Jamyang spent the first two months mostly sleeping outdoors, he said, sometimes in ditches that he had dug himself. He tossed away his red robes and began growing out his hair. In the summer, he wandered to the high pastures and slept in the tents of nomads.

“In my dreams, sometimes I would see myself getting shot and dying,” he said.

Two other monks from the protest, Lobsang and Jigme Gyatso, also fled the monastery in the days after Jamyang left. The three stayed apart. After nearly a year in hiding, the monks learned of a guide in Lhasa who could smuggle them into Nepal.

Using fake identification cards, they boarded the new high-altitude train to Lhasa. A driver then sneaked them past checkpoints to the Nepal border, where they crossed a river on logs.

Of the 15 monks who took part in that protest in front of the journalists, only these three have escaped to India. That they made it here is considered extraordinary given how tightly Chinese authorities clamped down on Tibet. The refugee center here usually gets 2,500 to 3,000 Tibetans per year, but that dropped to 550 last year.

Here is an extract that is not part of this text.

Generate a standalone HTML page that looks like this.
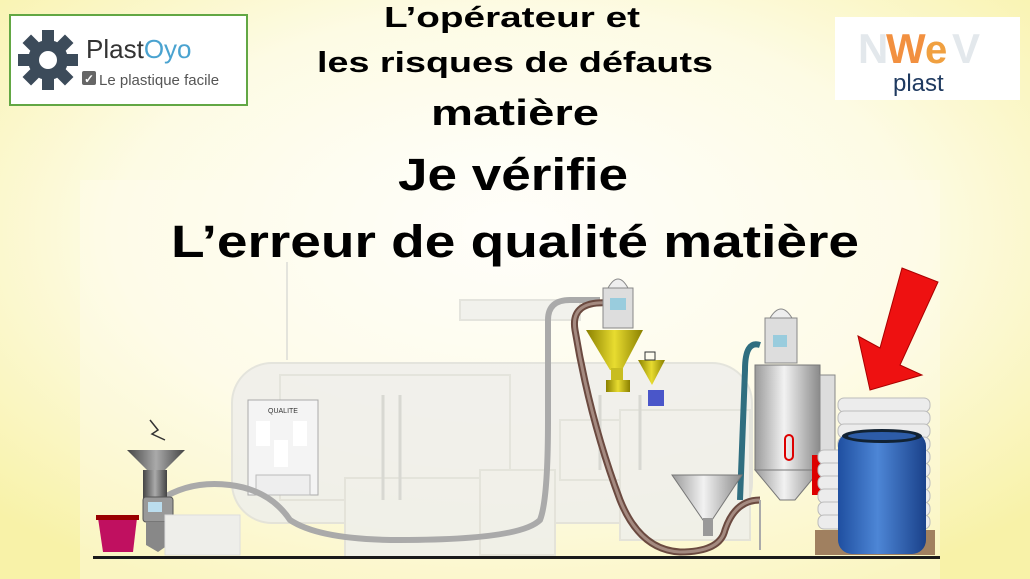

By the end of May, only 176 refugees had arrived, said Ngawang Norbu, the center’s director.

The monks say they have no regrets about holding the protest — to them, there was no other way to show the world their true feelings about Chinese rule.

“I miss my friends and family in Tibet, but I try to bury my feelings,” Jamyang said. “At the moment, I can’t return to Tibet, and I don’t know about the future.”